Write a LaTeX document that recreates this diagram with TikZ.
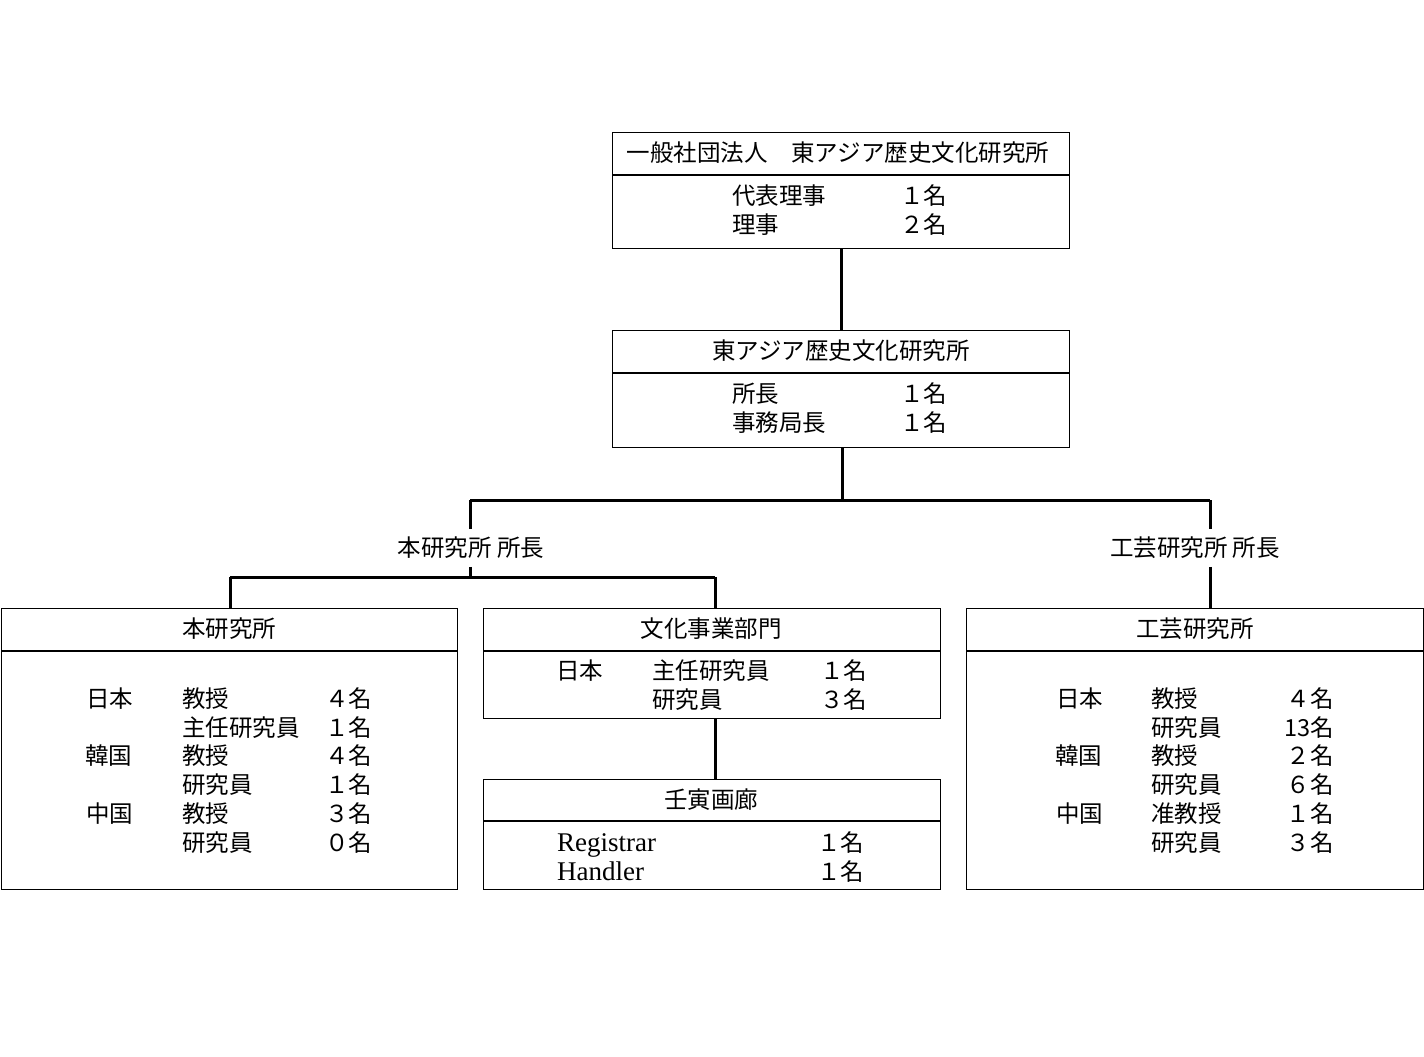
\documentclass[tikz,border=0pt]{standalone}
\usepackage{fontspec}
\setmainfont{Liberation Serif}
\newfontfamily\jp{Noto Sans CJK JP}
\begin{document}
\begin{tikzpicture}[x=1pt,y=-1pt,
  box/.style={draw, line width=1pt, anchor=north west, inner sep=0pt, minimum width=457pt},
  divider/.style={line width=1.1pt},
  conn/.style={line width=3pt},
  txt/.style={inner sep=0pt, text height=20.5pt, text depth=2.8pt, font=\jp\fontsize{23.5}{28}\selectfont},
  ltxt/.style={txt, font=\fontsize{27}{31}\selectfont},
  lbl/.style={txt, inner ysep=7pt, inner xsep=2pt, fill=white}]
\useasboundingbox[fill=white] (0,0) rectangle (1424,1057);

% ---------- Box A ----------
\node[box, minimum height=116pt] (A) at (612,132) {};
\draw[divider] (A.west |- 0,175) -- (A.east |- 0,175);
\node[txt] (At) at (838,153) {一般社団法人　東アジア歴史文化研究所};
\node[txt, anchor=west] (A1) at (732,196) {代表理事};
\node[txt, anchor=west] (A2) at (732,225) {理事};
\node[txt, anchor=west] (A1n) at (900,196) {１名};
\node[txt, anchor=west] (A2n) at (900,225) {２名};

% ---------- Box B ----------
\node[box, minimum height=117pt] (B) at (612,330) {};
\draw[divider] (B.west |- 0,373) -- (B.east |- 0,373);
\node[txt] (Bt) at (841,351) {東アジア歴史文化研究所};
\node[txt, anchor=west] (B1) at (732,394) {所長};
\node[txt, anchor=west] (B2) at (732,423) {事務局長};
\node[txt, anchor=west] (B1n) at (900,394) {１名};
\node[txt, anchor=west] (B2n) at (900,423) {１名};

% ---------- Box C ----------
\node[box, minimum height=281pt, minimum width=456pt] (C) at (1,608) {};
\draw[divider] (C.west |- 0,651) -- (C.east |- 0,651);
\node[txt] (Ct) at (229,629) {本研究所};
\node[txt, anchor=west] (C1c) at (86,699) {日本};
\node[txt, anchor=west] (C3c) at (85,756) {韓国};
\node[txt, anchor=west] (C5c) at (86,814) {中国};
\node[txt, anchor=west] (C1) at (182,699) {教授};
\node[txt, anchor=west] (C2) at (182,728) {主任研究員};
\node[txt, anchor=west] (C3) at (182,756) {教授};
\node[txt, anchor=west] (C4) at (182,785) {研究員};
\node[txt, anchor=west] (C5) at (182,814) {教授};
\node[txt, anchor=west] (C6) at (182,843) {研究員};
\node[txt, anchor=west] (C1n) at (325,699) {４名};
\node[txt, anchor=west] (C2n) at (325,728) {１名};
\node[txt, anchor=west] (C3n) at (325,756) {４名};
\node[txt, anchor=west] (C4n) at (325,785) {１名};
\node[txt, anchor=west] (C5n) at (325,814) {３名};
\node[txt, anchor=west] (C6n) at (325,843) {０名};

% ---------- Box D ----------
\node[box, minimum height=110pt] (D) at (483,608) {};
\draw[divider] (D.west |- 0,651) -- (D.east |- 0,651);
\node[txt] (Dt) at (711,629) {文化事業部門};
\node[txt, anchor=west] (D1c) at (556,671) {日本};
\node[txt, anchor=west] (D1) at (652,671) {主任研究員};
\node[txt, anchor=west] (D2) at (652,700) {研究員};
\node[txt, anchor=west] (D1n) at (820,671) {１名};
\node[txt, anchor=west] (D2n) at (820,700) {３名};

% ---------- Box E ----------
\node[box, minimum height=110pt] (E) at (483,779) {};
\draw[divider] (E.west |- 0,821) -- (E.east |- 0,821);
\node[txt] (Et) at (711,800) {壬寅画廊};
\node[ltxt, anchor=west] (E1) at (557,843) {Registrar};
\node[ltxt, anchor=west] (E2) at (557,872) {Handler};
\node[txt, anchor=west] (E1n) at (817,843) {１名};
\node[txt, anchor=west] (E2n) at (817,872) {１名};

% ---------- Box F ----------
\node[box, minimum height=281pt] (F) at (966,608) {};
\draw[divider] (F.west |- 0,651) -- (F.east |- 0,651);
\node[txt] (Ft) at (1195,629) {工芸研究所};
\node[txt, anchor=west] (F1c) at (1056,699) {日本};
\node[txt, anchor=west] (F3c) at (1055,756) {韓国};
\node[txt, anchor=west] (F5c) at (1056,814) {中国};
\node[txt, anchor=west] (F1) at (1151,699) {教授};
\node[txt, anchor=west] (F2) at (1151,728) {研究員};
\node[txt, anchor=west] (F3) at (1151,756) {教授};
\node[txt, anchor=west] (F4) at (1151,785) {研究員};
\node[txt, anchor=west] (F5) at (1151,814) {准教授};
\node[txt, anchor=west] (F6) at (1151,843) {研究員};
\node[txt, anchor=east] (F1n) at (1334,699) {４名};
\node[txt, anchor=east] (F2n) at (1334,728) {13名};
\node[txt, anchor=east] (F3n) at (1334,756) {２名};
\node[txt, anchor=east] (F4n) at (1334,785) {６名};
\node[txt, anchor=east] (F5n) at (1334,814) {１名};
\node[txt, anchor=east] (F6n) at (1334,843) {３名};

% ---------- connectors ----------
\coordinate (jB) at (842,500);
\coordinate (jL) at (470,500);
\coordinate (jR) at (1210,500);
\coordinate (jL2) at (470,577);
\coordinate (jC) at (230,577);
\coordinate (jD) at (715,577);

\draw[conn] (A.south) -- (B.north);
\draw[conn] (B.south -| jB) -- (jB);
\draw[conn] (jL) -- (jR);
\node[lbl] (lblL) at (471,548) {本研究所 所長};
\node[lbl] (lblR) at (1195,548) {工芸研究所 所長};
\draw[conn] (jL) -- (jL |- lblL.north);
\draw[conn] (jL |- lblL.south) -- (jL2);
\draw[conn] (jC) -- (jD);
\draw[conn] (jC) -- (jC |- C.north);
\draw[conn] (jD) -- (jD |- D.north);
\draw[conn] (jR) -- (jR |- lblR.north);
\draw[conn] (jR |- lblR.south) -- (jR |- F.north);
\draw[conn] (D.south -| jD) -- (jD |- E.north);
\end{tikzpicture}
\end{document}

• **TASK PROMPT**
Write out the material above again, word for word, minus its pictures.

• **CORRECT OUTPUT**
Write a LaTeX document that recreates this diagram with TikZ.
\documentclass[tikz,border=0pt]{standalone}
\usepackage{fontspec}
\setmainfont{Liberation Serif}
\newfontfamily\jp{Noto Sans CJK JP}
\begin{document}
\begin{tikzpicture}[x=1pt,y=-1pt,
  box/.style={draw, line width=1pt, anchor=north west, inner sep=0pt, minimum width=457pt},
  divider/.style={line width=1.1pt},
  conn/.style={line width=3pt},
  txt/.style={inner sep=0pt, text height=20.5pt, text depth=2.8pt, font=\jp\fontsize{23.5}{28}\selectfont},
  ltxt/.style={txt, font=\fontsize{27}{31}\selectfont},
  lbl/.style={txt, inner ysep=7pt, inner xsep=2pt, fill=white}]
\useasboundingbox[fill=white] (0,0) rectangle (1424,1057);

% ---------- Box A ----------
\node[box, minimum height=116pt] (A) at (612,132) {};
\draw[divider] (A.west |- 0,175) -- (A.east |- 0,175);
\node[txt] (At) at (838,153) {一般社団法人　東アジア歴史文化研究所};
\node[txt, anchor=west] (A1) at (732,196) {代表理事};
\node[txt, anchor=west] (A2) at (732,225) {理事};
\node[txt, anchor=west] (A1n) at (900,196) {１名};
\node[txt, anchor=west] (A2n) at (900,225) {２名};

% ---------- Box B ----------
\node[box, minimum height=117pt] (B) at (612,330) {};
\draw[divider] (B.west |- 0,373) -- (B.east |- 0,373);
\node[txt] (Bt) at (841,351) {東アジア歴史文化研究所};
\node[txt, anchor=west] (B1) at (732,394) {所長};
\node[txt, anchor=west] (B2) at (732,423) {事務局長};
\node[txt, anchor=west] (B1n) at (900,394) {１名};
\node[txt, anchor=west] (B2n) at (900,423) {１名};

% ---------- Box C ----------
\node[box, minimum height=281pt, minimum width=456pt] (C) at (1,608) {};
\draw[divider] (C.west |- 0,651) -- (C.east |- 0,651);
\node[txt] (Ct) at (229,629) {本研究所};
\node[txt, anchor=west] (C1c) at (86,699) {日本};
\node[txt, anchor=west] (C3c) at (85,756) {韓国};
\node[txt, anchor=west] (C5c) at (86,814) {中国};
\node[txt, anchor=west] (C1) at (182,699) {教授};
\node[txt, anchor=west] (C2) at (182,728) {主任研究員};
\node[txt, anchor=west] (C3) at (182,756) {教授};
\node[txt, anchor=west] (C4) at (182,785) {研究員};
\node[txt, anchor=west] (C5) at (182,814) {教授};
\node[txt, anchor=west] (C6) at (182,843) {研究員};
\node[txt, anchor=west] (C1n) at (325,699) {４名};
\node[txt, anchor=west] (C2n) at (325,728) {１名};
\node[txt, anchor=west] (C3n) at (325,756) {４名};
\node[txt, anchor=west] (C4n) at (325,785) {１名};
\node[txt, anchor=west] (C5n) at (325,814) {３名};
\node[txt, anchor=west] (C6n) at (325,843) {０名};

% ---------- Box D ----------
\node[box, minimum height=110pt] (D) at (483,608) {};
\draw[divider] (D.west |- 0,651) -- (D.east |- 0,651);
\node[txt] (Dt) at (711,629) {文化事業部門};
\node[txt, anchor=west] (D1c) at (556,671) {日本};
\node[txt, anchor=west] (D1) at (652,671) {主任研究員};
\node[txt, anchor=west] (D2) at (652,700) {研究員};
\node[txt, anchor=west] (D1n) at (820,671) {１名};
\node[txt, anchor=west] (D2n) at (820,700) {３名};

% ---------- Box E ----------
\node[box, minimum height=110pt] (E) at (483,779) {};
\draw[divider] (E.west |- 0,821) -- (E.east |- 0,821);
\node[txt] (Et) at (711,800) {壬寅画廊};
\node[ltxt, anchor=west] (E1) at (557,843) {Registrar};
\node[ltxt, anchor=west] (E2) at (557,872) {Handler};
\node[txt, anchor=west] (E1n) at (817,843) {１名};
\node[txt, anchor=west] (E2n) at (817,872) {１名};

% ---------- Box F ----------
\node[box, minimum height=281pt] (F) at (966,608) {};
\draw[divider] (F.west |- 0,651) -- (F.east |- 0,651);
\node[txt] (Ft) at (1195,629) {工芸研究所};
\node[txt, anchor=west] (F1c) at (1056,699) {日本};
\node[txt, anchor=west] (F3c) at (1055,756) {韓国};
\node[txt, anchor=west] (F5c) at (1056,814) {中国};
\node[txt, anchor=west] (F1) at (1151,699) {教授};
\node[txt, anchor=west] (F2) at (1151,728) {研究員};
\node[txt, anchor=west] (F3) at (1151,756) {教授};
\node[txt, anchor=west] (F4) at (1151,785) {研究員};
\node[txt, anchor=west] (F5) at (1151,814) {准教授};
\node[txt, anchor=west] (F6) at (1151,843) {研究員};
\node[txt, anchor=east] (F1n) at (1334,699) {４名};
\node[txt, anchor=east] (F2n) at (1334,728) {13名};
\node[txt, anchor=east] (F3n) at (1334,756) {２名};
\node[txt, anchor=east] (F4n) at (1334,785) {６名};
\node[txt, anchor=east] (F5n) at (1334,814) {１名};
\node[txt, anchor=east] (F6n) at (1334,843) {３名};

% ---------- connectors ----------
\coordinate (jB) at (842,500);
\coordinate (jL) at (470,500);
\coordinate (jR) at (1210,500);
\coordinate (jL2) at (470,577);
\coordinate (jC) at (230,577);
\coordinate (jD) at (715,577);

\draw[conn] (A.south) -- (B.north);
\draw[conn] (B.south -| jB) -- (jB);
\draw[conn] (jL) -- (jR);
\node[lbl] (lblL) at (471,548) {本研究所 所長};
\node[lbl] (lblR) at (1195,548) {工芸研究所 所長};
\draw[conn] (jL) -- (jL |- lblL.north);
\draw[conn] (jL |- lblL.south) -- (jL2);
\draw[conn] (jC) -- (jD);
\draw[conn] (jC) -- (jC |- C.north);
\draw[conn] (jD) -- (jD |- D.north);
\draw[conn] (jR) -- (jR |- lblR.north);
\draw[conn] (jR |- lblR.south) -- (jR |- F.north);
\draw[conn] (D.south -| jD) -- (jD |- E.north);
\end{tikzpicture}
\end{document}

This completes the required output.